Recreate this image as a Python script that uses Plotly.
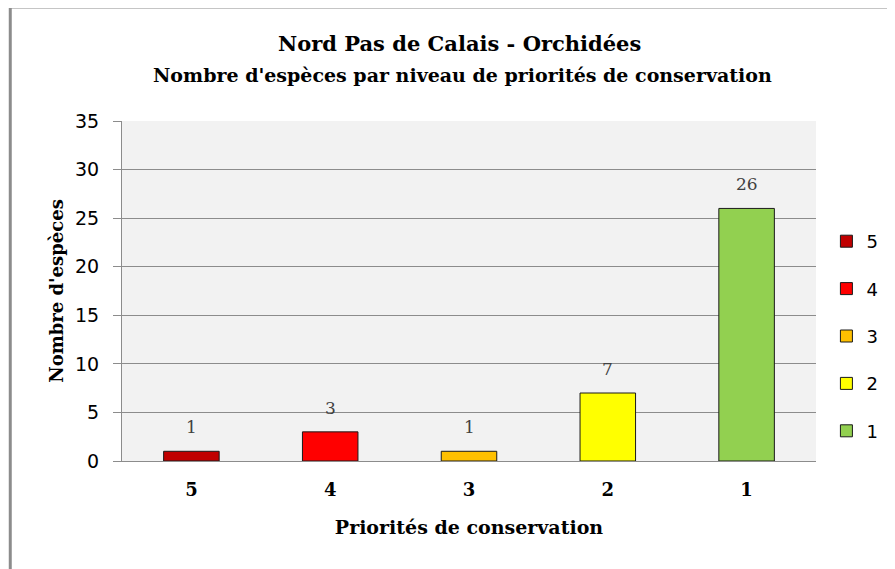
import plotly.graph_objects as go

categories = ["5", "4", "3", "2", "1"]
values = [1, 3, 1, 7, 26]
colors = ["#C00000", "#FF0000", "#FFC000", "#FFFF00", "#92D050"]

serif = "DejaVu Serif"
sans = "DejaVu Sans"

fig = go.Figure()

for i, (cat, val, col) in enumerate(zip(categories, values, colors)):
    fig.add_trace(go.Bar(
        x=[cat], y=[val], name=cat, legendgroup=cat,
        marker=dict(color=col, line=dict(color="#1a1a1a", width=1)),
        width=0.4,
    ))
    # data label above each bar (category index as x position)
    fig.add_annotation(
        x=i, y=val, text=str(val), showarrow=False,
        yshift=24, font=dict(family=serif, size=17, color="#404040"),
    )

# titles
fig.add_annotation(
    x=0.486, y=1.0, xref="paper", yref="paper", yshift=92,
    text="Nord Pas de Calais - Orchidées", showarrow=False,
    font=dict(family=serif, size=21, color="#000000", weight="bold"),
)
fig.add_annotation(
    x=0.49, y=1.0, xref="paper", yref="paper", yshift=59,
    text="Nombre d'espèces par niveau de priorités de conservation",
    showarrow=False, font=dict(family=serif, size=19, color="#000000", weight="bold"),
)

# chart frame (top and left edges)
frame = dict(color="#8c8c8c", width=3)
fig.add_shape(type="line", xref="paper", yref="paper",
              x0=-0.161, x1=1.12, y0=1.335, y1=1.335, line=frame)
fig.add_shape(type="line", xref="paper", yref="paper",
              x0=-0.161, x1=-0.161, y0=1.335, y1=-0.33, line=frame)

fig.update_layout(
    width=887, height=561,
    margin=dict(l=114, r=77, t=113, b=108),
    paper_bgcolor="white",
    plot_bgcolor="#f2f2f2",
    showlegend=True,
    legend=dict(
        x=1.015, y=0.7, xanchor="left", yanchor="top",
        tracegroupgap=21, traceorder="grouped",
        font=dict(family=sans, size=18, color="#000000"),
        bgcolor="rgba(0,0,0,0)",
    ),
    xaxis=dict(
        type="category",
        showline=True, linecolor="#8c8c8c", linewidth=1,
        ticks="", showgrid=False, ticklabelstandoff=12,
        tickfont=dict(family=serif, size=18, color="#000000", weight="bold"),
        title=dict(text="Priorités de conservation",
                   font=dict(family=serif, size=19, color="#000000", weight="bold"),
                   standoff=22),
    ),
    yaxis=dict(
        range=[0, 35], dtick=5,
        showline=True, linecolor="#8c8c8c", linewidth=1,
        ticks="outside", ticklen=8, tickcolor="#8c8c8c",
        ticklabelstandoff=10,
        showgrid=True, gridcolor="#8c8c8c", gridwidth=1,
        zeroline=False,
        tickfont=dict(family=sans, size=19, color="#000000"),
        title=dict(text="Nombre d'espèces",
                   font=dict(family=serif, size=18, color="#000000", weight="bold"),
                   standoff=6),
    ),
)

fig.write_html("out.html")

Challenge - Copy out the whole listing exactly, and don't carry over any pictures.

Answer to this task -
Recreate this image as a Python script that uses Plotly.
import plotly.graph_objects as go

categories = ["5", "4", "3", "2", "1"]
values = [1, 3, 1, 7, 26]
colors = ["#C00000", "#FF0000", "#FFC000", "#FFFF00", "#92D050"]

serif = "DejaVu Serif"
sans = "DejaVu Sans"

fig = go.Figure()

for i, (cat, val, col) in enumerate(zip(categories, values, colors)):
    fig.add_trace(go.Bar(
        x=[cat], y=[val], name=cat, legendgroup=cat,
        marker=dict(color=col, line=dict(color="#1a1a1a", width=1)),
        width=0.4,
    ))
    # data label above each bar (category index as x position)
    fig.add_annotation(
        x=i, y=val, text=str(val), showarrow=False,
        yshift=24, font=dict(family=serif, size=17, color="#404040"),
    )

# titles
fig.add_annotation(
    x=0.486, y=1.0, xref="paper", yref="paper", yshift=92,
    text="Nord Pas de Calais - Orchidées", showarrow=False,
    font=dict(family=serif, size=21, color="#000000", weight="bold"),
)
fig.add_annotation(
    x=0.49, y=1.0, xref="paper", yref="paper", yshift=59,
    text="Nombre d'espèces par niveau de priorités de conservation",
    showarrow=False, font=dict(family=serif, size=19, color="#000000", weight="bold"),
)

# chart frame (top and left edges)
frame = dict(color="#8c8c8c", width=3)
fig.add_shape(type="line", xref="paper", yref="paper",
              x0=-0.161, x1=1.12, y0=1.335, y1=1.335, line=frame)
fig.add_shape(type="line", xref="paper", yref="paper",
              x0=-0.161, x1=-0.161, y0=1.335, y1=-0.33, line=frame)

fig.update_layout(
    width=887, height=561,
    margin=dict(l=114, r=77, t=113, b=108),
    paper_bgcolor="white",
    plot_bgcolor="#f2f2f2",
    showlegend=True,
    legend=dict(
        x=1.015, y=0.7, xanchor="left", yanchor="top",
        tracegroupgap=21, traceorder="grouped",
        font=dict(family=sans, size=18, color="#000000"),
        bgcolor="rgba(0,0,0,0)",
    ),
    xaxis=dict(
        type="category",
        showline=True, linecolor="#8c8c8c", linewidth=1,
        ticks="", showgrid=False, ticklabelstandoff=12,
        tickfont=dict(family=serif, size=18, color="#000000", weight="bold"),
        title=dict(text="Priorités de conservation",
                   font=dict(family=serif, size=19, color="#000000", weight="bold"),
                   standoff=22),
    ),
    yaxis=dict(
        range=[0, 35], dtick=5,
        showline=True, linecolor="#8c8c8c", linewidth=1,
        ticks="outside", ticklen=8, tickcolor="#8c8c8c",
        ticklabelstandoff=10,
        showgrid=True, gridcolor="#8c8c8c", gridwidth=1,
        zeroline=False,
        tickfont=dict(family=sans, size=19, color="#000000"),
        title=dict(text="Nombre d'espèces",
                   font=dict(family=serif, size=18, color="#000000", weight="bold"),
                   standoff=6),
    ),
)

fig.write_html("out.html")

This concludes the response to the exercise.